Рассказываю Ф.Искандеру о том, как мы, с моими сухумскими друзьями – агрономом одного из сухумских парков и инженером, работающим в сухумском Физико-техническом институте, исходили весь город и окрестности пешком: от Эшеры до Мерхеули и от морского порта до древнего Берслетского моста в горах; о том , что мне по душе абхазский национальный характер, как я его понимаю – удивительное сочетание мудрости и детской непосредственности.
-Я вижу, вы знаете наш народ не как курортник и не как турист. Ну что же, тогда мои истории должны быть вам понятны еще и сердцем
К сожалению, уже подходило время начала выступления, и Фазиль Абдулович попрощался и пошел в зал, но перед этим пригласил меня на предстоящий в ближайшее воскресенье народный праздник урожая.
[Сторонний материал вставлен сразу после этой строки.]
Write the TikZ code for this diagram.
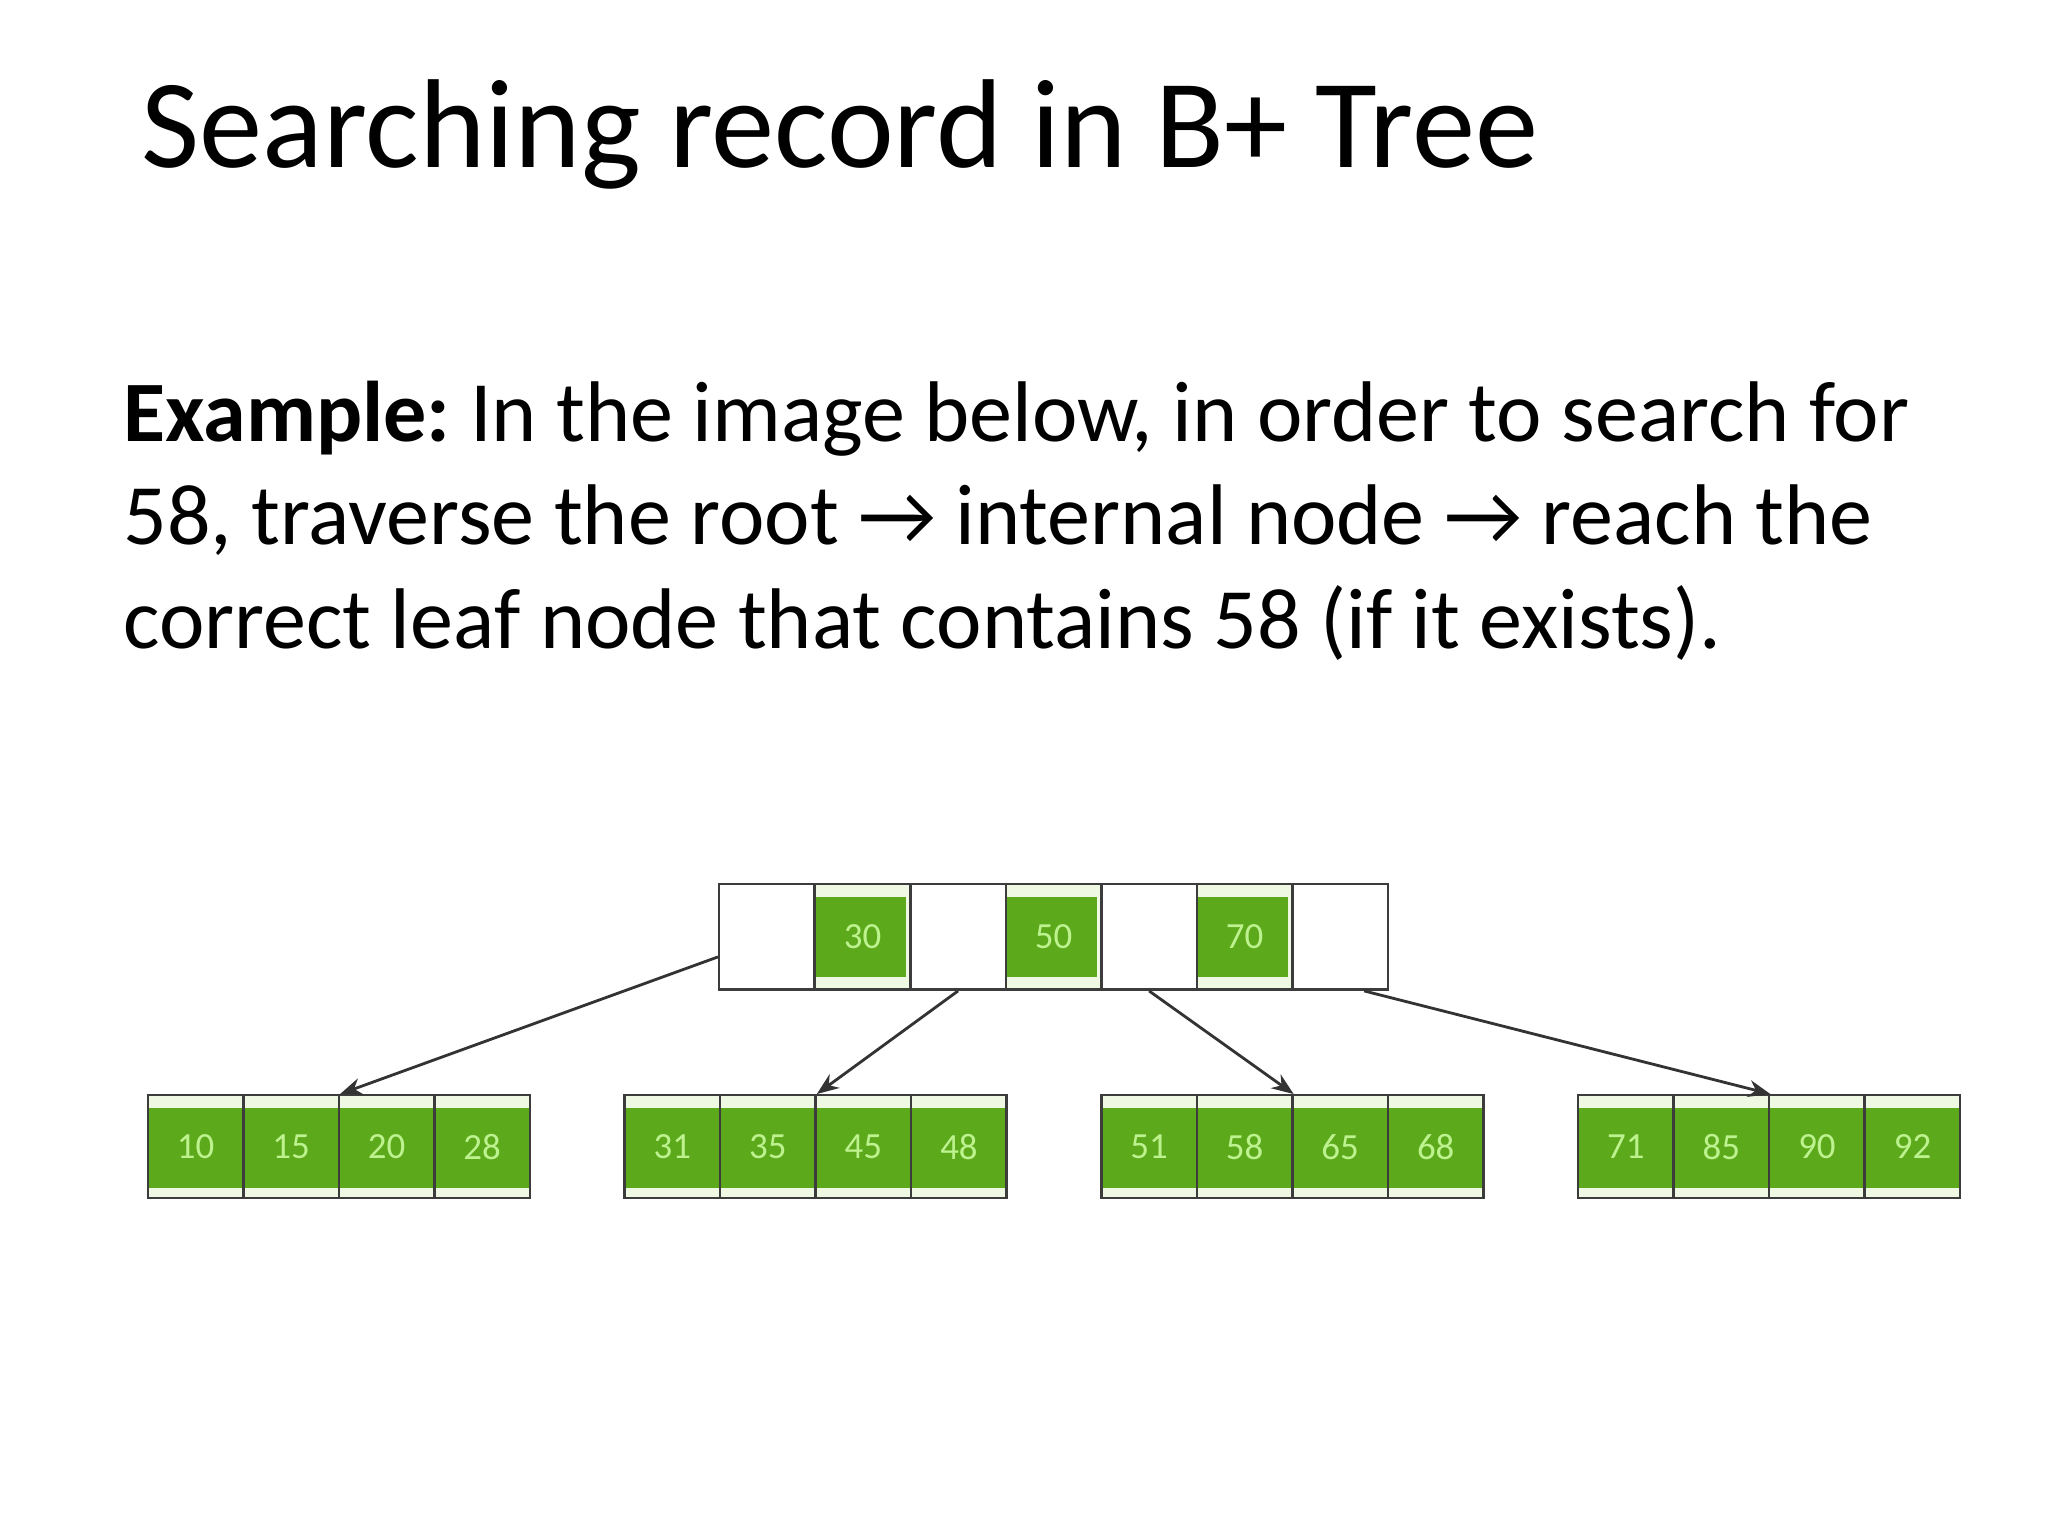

Я тоже пошел в зал. Искандер читал свои рассказы ровным, казавшимся бесстрастным, голосом. Причмокивая, присвистывая и прищелкивая языком, зал внимательно слушал и то и дело взрывался аплодисментами, а человек на сцене невозмутимо ожидал, когда сможет продолжить.
Все-таки очень крепким и мужественным должен быть народ, думал я, который может так смеяться над самим собой.
На следующий день, по приглашению Фазиля Абдуловича, мы поехали в деревню Лыхны (вы помните замечательное абхазское красное вино «Лыхны»? оно отсюда!), недалеко от Сухуми, на праздник. Можете ли вы себе представить народный праздник урожая в богатой живописной абхазской деревне, где мандарины и инжир, виноград и абрикосы растут как будто сами по себе, где из лавра вяжут не венки, а веники, и изобилие выглядит даже немного преувеличенным? Но для меня этот праздник остался в памяти навсегда связанным с именем Фазиля Искандера.
И сейчас я нередко перелистываю скромно изданную, но очень дорогую для меня книжку Фазиля Абдуловича «Начало», на которой он написал: «Дружески Ф. Искандер».